BEGIN Data block

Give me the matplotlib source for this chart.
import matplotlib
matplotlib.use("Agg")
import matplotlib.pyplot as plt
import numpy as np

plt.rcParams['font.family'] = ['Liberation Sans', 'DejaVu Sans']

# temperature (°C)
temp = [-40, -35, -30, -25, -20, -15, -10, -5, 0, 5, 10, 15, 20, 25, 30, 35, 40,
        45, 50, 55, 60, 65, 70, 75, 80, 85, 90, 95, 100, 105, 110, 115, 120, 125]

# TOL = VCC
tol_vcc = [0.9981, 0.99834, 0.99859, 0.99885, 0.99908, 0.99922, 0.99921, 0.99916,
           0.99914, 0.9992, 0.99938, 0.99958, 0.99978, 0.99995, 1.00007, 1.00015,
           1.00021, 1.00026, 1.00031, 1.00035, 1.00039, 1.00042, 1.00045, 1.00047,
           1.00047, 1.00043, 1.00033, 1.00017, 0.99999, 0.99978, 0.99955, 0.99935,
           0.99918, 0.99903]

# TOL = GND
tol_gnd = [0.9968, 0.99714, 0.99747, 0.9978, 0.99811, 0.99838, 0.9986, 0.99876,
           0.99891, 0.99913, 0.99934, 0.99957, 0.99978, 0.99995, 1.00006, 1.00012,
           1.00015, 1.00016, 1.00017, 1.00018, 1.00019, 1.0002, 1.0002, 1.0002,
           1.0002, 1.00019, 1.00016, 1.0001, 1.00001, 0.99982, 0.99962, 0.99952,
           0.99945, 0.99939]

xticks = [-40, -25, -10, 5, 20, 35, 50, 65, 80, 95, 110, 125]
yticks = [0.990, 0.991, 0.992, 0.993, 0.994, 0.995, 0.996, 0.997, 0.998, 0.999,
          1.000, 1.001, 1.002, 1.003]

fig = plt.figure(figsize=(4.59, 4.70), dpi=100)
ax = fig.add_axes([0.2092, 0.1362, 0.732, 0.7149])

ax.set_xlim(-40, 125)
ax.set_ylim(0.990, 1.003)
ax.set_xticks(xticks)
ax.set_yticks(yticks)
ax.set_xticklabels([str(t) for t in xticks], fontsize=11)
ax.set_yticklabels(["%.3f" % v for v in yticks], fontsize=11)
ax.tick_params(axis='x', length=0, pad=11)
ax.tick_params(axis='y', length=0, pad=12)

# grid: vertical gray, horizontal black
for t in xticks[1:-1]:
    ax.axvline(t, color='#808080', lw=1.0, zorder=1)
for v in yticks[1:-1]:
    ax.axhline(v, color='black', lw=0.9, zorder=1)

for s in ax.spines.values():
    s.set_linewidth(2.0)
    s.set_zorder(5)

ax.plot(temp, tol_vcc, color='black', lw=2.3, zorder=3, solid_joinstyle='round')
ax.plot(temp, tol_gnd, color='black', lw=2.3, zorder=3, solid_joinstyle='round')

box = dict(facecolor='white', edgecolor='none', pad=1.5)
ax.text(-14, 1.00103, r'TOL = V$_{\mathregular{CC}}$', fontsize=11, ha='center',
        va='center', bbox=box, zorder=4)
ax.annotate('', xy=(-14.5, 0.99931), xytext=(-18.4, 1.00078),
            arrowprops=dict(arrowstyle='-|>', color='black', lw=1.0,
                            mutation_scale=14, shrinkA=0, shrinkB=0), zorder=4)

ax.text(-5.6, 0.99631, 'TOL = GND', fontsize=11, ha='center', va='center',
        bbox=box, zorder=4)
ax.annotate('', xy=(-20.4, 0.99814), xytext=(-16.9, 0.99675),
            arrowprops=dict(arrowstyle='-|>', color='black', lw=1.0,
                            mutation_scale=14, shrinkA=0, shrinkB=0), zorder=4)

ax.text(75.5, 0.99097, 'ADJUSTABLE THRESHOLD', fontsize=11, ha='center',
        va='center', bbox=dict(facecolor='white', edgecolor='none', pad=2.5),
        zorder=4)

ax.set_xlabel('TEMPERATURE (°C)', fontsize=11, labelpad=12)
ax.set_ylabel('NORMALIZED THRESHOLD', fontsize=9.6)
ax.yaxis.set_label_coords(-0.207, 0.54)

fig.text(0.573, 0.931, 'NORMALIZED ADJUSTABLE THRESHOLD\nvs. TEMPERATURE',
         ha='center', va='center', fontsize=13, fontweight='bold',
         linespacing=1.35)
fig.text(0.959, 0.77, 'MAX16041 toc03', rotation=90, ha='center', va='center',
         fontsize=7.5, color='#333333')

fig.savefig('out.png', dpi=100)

END Data block

Please reproduce the entire listing, exactly as shown.

Give me the matplotlib source for this chart.
import matplotlib
matplotlib.use("Agg")
import matplotlib.pyplot as plt
import numpy as np

plt.rcParams['font.family'] = ['Liberation Sans', 'DejaVu Sans']

# temperature (°C)
temp = [-40, -35, -30, -25, -20, -15, -10, -5, 0, 5, 10, 15, 20, 25, 30, 35, 40,
        45, 50, 55, 60, 65, 70, 75, 80, 85, 90, 95, 100, 105, 110, 115, 120, 125]

# TOL = VCC
tol_vcc = [0.9981, 0.99834, 0.99859, 0.99885, 0.99908, 0.99922, 0.99921, 0.99916,
           0.99914, 0.9992, 0.99938, 0.99958, 0.99978, 0.99995, 1.00007, 1.00015,
           1.00021, 1.00026, 1.00031, 1.00035, 1.00039, 1.00042, 1.00045, 1.00047,
           1.00047, 1.00043, 1.00033, 1.00017, 0.99999, 0.99978, 0.99955, 0.99935,
           0.99918, 0.99903]

# TOL = GND
tol_gnd = [0.9968, 0.99714, 0.99747, 0.9978, 0.99811, 0.99838, 0.9986, 0.99876,
           0.99891, 0.99913, 0.99934, 0.99957, 0.99978, 0.99995, 1.00006, 1.00012,
           1.00015, 1.00016, 1.00017, 1.00018, 1.00019, 1.0002, 1.0002, 1.0002,
           1.0002, 1.00019, 1.00016, 1.0001, 1.00001, 0.99982, 0.99962, 0.99952,
           0.99945, 0.99939]

xticks = [-40, -25, -10, 5, 20, 35, 50, 65, 80, 95, 110, 125]
yticks = [0.990, 0.991, 0.992, 0.993, 0.994, 0.995, 0.996, 0.997, 0.998, 0.999,
          1.000, 1.001, 1.002, 1.003]

fig = plt.figure(figsize=(4.59, 4.70), dpi=100)
ax = fig.add_axes([0.2092, 0.1362, 0.732, 0.7149])

ax.set_xlim(-40, 125)
ax.set_ylim(0.990, 1.003)
ax.set_xticks(xticks)
ax.set_yticks(yticks)
ax.set_xticklabels([str(t) for t in xticks], fontsize=11)
ax.set_yticklabels(["%.3f" % v for v in yticks], fontsize=11)
ax.tick_params(axis='x', length=0, pad=11)
ax.tick_params(axis='y', length=0, pad=12)

# grid: vertical gray, horizontal black
for t in xticks[1:-1]:
    ax.axvline(t, color='#808080', lw=1.0, zorder=1)
for v in yticks[1:-1]:
    ax.axhline(v, color='black', lw=0.9, zorder=1)

for s in ax.spines.values():
    s.set_linewidth(2.0)
    s.set_zorder(5)

ax.plot(temp, tol_vcc, color='black', lw=2.3, zorder=3, solid_joinstyle='round')
ax.plot(temp, tol_gnd, color='black', lw=2.3, zorder=3, solid_joinstyle='round')

box = dict(facecolor='white', edgecolor='none', pad=1.5)
ax.text(-14, 1.00103, r'TOL = V$_{\mathregular{CC}}$', fontsize=11, ha='center',
        va='center', bbox=box, zorder=4)
ax.annotate('', xy=(-14.5, 0.99931), xytext=(-18.4, 1.00078),
            arrowprops=dict(arrowstyle='-|>', color='black', lw=1.0,
                            mutation_scale=14, shrinkA=0, shrinkB=0), zorder=4)

ax.text(-5.6, 0.99631, 'TOL = GND', fontsize=11, ha='center', va='center',
        bbox=box, zorder=4)
ax.annotate('', xy=(-20.4, 0.99814), xytext=(-16.9, 0.99675),
            arrowprops=dict(arrowstyle='-|>', color='black', lw=1.0,
                            mutation_scale=14, shrinkA=0, shrinkB=0), zorder=4)

ax.text(75.5, 0.99097, 'ADJUSTABLE THRESHOLD', fontsize=11, ha='center',
        va='center', bbox=dict(facecolor='white', edgecolor='none', pad=2.5),
        zorder=4)

ax.set_xlabel('TEMPERATURE (°C)', fontsize=11, labelpad=12)
ax.set_ylabel('NORMALIZED THRESHOLD', fontsize=9.6)
ax.yaxis.set_label_coords(-0.207, 0.54)

fig.text(0.573, 0.931, 'NORMALIZED ADJUSTABLE THRESHOLD\nvs. TEMPERATURE',
         ha='center', va='center', fontsize=13, fontweight='bold',
         linespacing=1.35)
fig.text(0.959, 0.77, 'MAX16041 toc03', rotation=90, ha='center', va='center',
         fontsize=7.5, color='#333333')

fig.savefig('out.png', dpi=100)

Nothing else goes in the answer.